If your portfolio is online, think about:

  • Contrast (no light gray text on white, please)
  • Font size (especially on mobile)
  • Simple layouts that work with screen readers when possible

The Web Content Accessibility Guidelines are worth skimming if you’re putting your work on the web.

Start with content, then design

It’s very tempting to start in Figma and just start decorating. Fight that urge. First, decide:

  • What do I want a recruiter to remember after 30 seconds?
  • What 3–5 projects actually show my value?
  • What numbers or outcomes do I feel comfortable standing behind?

Then pick an infographic style that amplifies that story instead of distracting from it.


FAQ: Infographic portfolios in real hiring situations

Do infographic portfolios only work for designers?

Not at all. Designers were early adopters, sure, but marketers, data analysts, product managers, and even educators are using infographic-style layouts to make their work more understandable. The key is clarity, not decoration. If visuals help someone grasp your impact faster, you’re in the right territory.

Will applicant tracking systems (ATS) read an infographic résumé?

Usually not very well. That’s why it’s smart to keep a plain-text résumé for ATS uploads and use your infographic résumé or portfolio as a supplemental link or attachment. Many career services offices and organizations like the National Association of Colleges and Employers recommend this dual approach: one version for machines, one for humans.

Isn’t this too “creative” for serious industries?

It depends how you do it. A clean, data-forward infographic layout can feel more professional than a cluttered traditional portfolio. In fields like consulting, finance, or healthcare, lean into clarity and metrics rather than wild illustration. Think “annual report” more than “festival poster.”
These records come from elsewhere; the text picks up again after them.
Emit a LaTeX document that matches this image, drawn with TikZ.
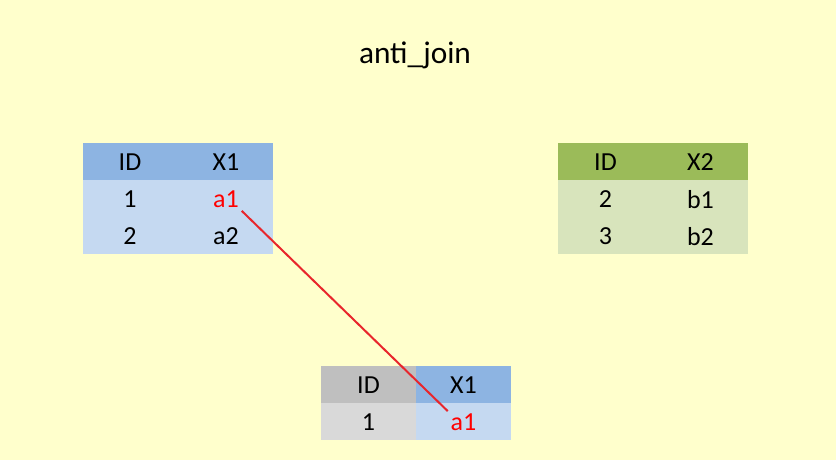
\documentclass[tikz,border=0pt]{standalone}
\usepackage{fontspec}
\setmainfont{Carlito}
\definecolor{bgyellow}{HTML}{FFFFCC}
\definecolor{blueH}{HTML}{8DB4E2}
\definecolor{blueR}{HTML}{C5D9F1}
\definecolor{greenH}{HTML}{9BBB59}
\definecolor{greenR}{HTML}{D8E4BC}
\definecolor{grayH}{HTML}{BFBFBF}
\definecolor{grayR}{HTML}{D9D9D9}
\definecolor{matchred}{HTML}{FF0000}
\definecolor{linered}{HTML}{E8262C}
\tikzset{
  cell/.style={inner sep=2pt, font=\fontsize{19.5pt}{21pt}\selectfont},
  hit/.style={cell, text=matchred}
}
\begin{document}
\begin{tikzpicture}[x=0.75pt,y=-0.75pt]

	%%% background
    \fill[bgyellow] (0,0) rectangle (836,460);
    \useasboundingbox (0,0) rectangle (836,460);

    \node (title) at (415,55) {\fontsize{23.5pt}{25pt}\selectfont anti\_join};

	%%% left table
    \fill[blueH] (83,143) rectangle (273,180);
    \fill[blueR] (83,180) rectangle (273,254);

    \node[cell] (L11) at (130,162.5) {ID};
    \node[cell] (L12) at (226,162.5) {X1};
    \node[cell] (L21) at (130,199.5) {1};
    \node[hit]  (L22) at (226,199.5) {a1};
    \node[cell] (L31) at (130,236.5) {2};
    \node[cell] (L32) at (226,236.5) {a2};

	%%% right table
    \fill[greenH] (558,143) rectangle (748,180);
    \fill[greenR] (558,180) rectangle (748,254);

    \node[cell] (R11) at (605.5,162.5) {ID};
    \node[cell] (R12) at (700.5,162.5) {X2};
    \node[cell] (R21) at (605.5,199.5) {2};
    \node[cell] (R22) at (700.5,199.5) {b1};
    \node[cell] (R31) at (605.5,236.5) {3};
    \node[cell] (R32) at (700.5,236.5) {b2};

	%%% result
    \fill[grayH] (321,366) rectangle (416,403);
    \fill[blueH] (416,366) rectangle (511,403);
    \fill[grayR] (321,403) rectangle (416,440);
    \fill[blueR] (416,403) rectangle (511,440);

    \node[cell] (B11) at (368.5,385.5) {ID};
    \node[cell] (B12) at (463.5,385.5) {X1};
    \node[cell] (B21) at (368.5,422.5) {1};
    \node[hit]  (B22) at (463.5,422.5) {a1};

	%%% match
    \draw[linered, line width=1.5pt] (L22.south east) -- (B22.north west);

\end{tikzpicture}
\end{document}
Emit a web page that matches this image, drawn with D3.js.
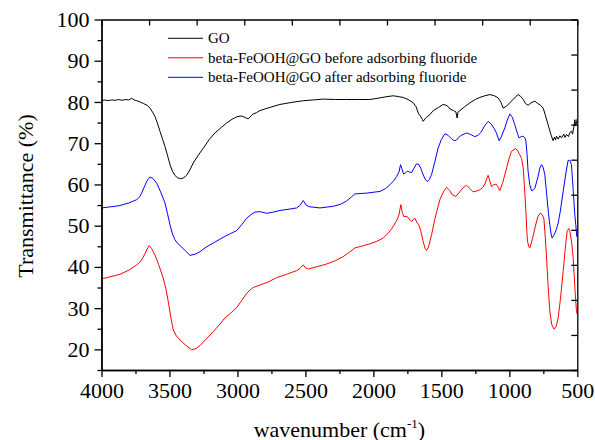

How many infographic elements are too many?

If someone has to zoom in constantly or can’t explain what they just saw in one sentence, it’s probably too much. A good test: show your portfolio to a friend for 15 seconds, close it, and ask, “What stuck with you?” If their answer is “Umm… colors?” you need more focus.

Do I need special tools to make an infographic portfolio?

Not really. You can build one in tools you already know: Figma, Sketch, Adobe Illustrator, even PowerPoint or Google Slides exported as PDF. Some people design in Canva and then embed the visuals into a simple website builder. The tool matters less than your ability to organize information in a way that feels intentional and easy to scan.


If you strip away the pretty visuals, a strong infographic portfolio is just this: a clear story about who you are, what you’ve done, and why it matters—told in a way that respects how fast people actually read. Get that right, and the graphics become the amplifier, not the main act.